C. Edwards (Cambridge, 1993) has recently reevaluated the rhetoric surrounding actors and the theater in Rome, emphasizing the tension between the prominence of the ludi scaenici in political and religious life, and the general disapproval of actors and the theater in Roman sources. For Edwards, this tension arises from the public voice given to actors, and their license to "play Romans" of any social standing; she documents Roman audiences' habit of connecting the action on the stage to the outside world and reacting accordingly. The elite approbation and eroticization of performers is thus a reaction against their potential power.
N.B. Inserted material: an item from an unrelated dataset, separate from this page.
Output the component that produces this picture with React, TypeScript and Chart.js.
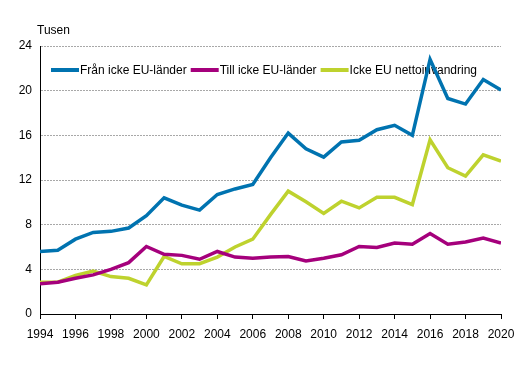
import React, { useEffect, useRef } from "react";
import { Chart, registerables } from "chart.js";

Chart.register(...registerables);

const years = [1994,1995,1996,1997,1998,1999,2000,2001,2002,2003,2004,2005,2006,2007,2008,2009,2010,2011,2012,2013,2014,2015,2016,2017,2018,2019,2020];
const franIckeEU = [5.6,5.7,6.7,7.3,7.4,7.7,8.8,10.4,9.75,9.3,10.7,11.2,11.6,14.0,16.2,14.8,14.05,15.4,15.55,16.5,16.9,16.0,22.8,19.3,18.8,21.0,20.05];
const tillIckeEU = [2.7,2.85,3.2,3.5,4.0,4.6,6.05,5.35,5.25,4.9,5.6,5.1,5.0,5.1,5.15,4.75,5.0,5.3,6.05,5.95,6.35,6.25,7.2,6.25,6.45,6.8,6.35];
const netto = [2.85,2.85,3.45,3.85,3.35,3.2,2.6,5.15,4.5,4.5,5.1,6.0,6.7,8.9,11.0,10.05,9.0,10.1,9.5,10.45,10.45,9.8,15.6,13.1,12.35,14.25,13.7];
const seriesNames = ["Från icke EU-länder", "Till icke EU-länder", "Icke EU nettoinvandring"];
const seriesColors = ["#0073b0", "#a5007c", "#bed22e"];
const unitLabel = "Tusen";

const FONT = "Arial, 'Liberation Sans', sans-serif";

export default function App() {
  const ref = useRef<HTMLCanvasElement | null>(null);
  useEffect(() => {
    document.body.style.margin = "0";
    const canvas = ref.current!;
    const series = [franIckeEU, tillIckeEU, netto];
    const legendPlugin = {
      id: "customLegend",
      beforeDatasetsDraw(chart: any) {
        const ctx = chart.ctx;
        const ca = chart.chartArea;
        ctx.save();
        ctx.font = `12px ${FONT}`;
        ctx.textBaseline = "middle";
        let x = ca.left + 11;
        const y = 70;
        chart.data.datasets.forEach((ds: any) => {
          ctx.strokeStyle = ds.borderColor;
          ctx.lineWidth = 4;
          ctx.beginPath();
          ctx.moveTo(x, y);
          ctx.lineTo(x + 28, y);
          ctx.stroke();
          x += 29;
          ctx.fillStyle = "#000";
          ctx.fillText(ds.label, x, y + 1);
          x += ctx.measureText(ds.label).width + 4;
        });
        ctx.restore();
      },
      afterDraw(chart: any) {
        const ctx = chart.ctx;
        ctx.save();
        ctx.font = `12px ${FONT}`;
        ctx.fillStyle = "#000";
        ctx.textBaseline = "alphabetic";
        ctx.fillText(unitLabel, 37, 34);
        ctx.restore();
      },
    };
    const chart = new Chart(canvas, {
      type: "line",
      data: {
        datasets: series.map((s, i) => ({
          label: seriesNames[i],
          data: years.map((yr, j) => ({ x: yr, y: s[j] })),
          borderColor: seriesColors[i],
          backgroundColor: seriesColors[i],
          borderWidth: 3.5,
          pointRadius: 0,
          tension: 0,
          fill: false,
        })),
      },
      options: {
        animation: false,
        responsive: false,
        maintainAspectRatio: false,
        layout: { padding: { left: 0, right: 29, top: 46, bottom: 0 } },
        plugins: {
          legend: { display: false },
          tooltip: { enabled: false },
        },
        scales: {
          x: {
            type: "linear",
            min: 1994,
            max: 2020,
            afterFit(scale: any) { scale.height = 72; },
            ticks: {
              stepSize: 2,
              autoSkip: false,
              maxRotation: 0,
              padding: 8,
              color: "#000",
              font: { family: FONT, size: 12 },
              callback: (v: any) => String(v),
            },
            grid: {
              drawOnChartArea: false,
              drawTicks: true,
              tickLength: 5,
              color: "#000",
            },
            border: { color: "#000", width: 1 },
          },
          y: {
            min: 0,
            max: 24,
            afterFit(scale: any) { scale.width = 40; },
            ticks: {
              stepSize: 4,
              padding: 8,
              color: "#000",
              font: { family: FONT, size: 12 },
            },
            grid: {
              drawTicks: false,
              color: "#a8a8a8",
              lineWidth: 1,
            },
            border: { color: "#000", width: 1, dash: [2, 1] },
          },
        },
      },
      plugins: [legendPlugin],
    } as any);
    return () => chart.destroy();
  }, []);
  return <canvas ref={ref} width={530} height={386} style={{ display: "block" }} />;
}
In this paper, I discuss a variation on this rhetoric in a series of literary treatments of the Floralia, a festival which paints this eroticization of performers in broad strokes by making female prostitutes perform naked in mimes. As with the male entertainers discussed by Edwards, the erotic availability of female entertainers in Rome is a commonplace (cf. Hor. Sat. 1.2.56-58; Cic. pro Planc. 30-31; Plut. Sull. 36). As a public and official dramatization of this equation between performing women and prostitutes, the Floralia presents a forum for thinking about the social constructions of performing women in Rome. I argue that Martial (Epigrams I. pr.; 34; and 35), Juvenal (VI. 246-67) and Tertullian (de Spec. 17) all focus on the moral effect of the interaction between the women on display and the Floralia's audience, and are particularly concerned with the possibility of an assimilation of the women in the audience to the women on the stage. The rhetoric surrounding the Floralia thus supports Edwards' assertion of a dynamic relationship between the stage and the audience, but with an important variation: the dangerous equation made between the two is not between the action of the play and political or social realities, but between the mimae et meretrices on stage and the matronae in the audience.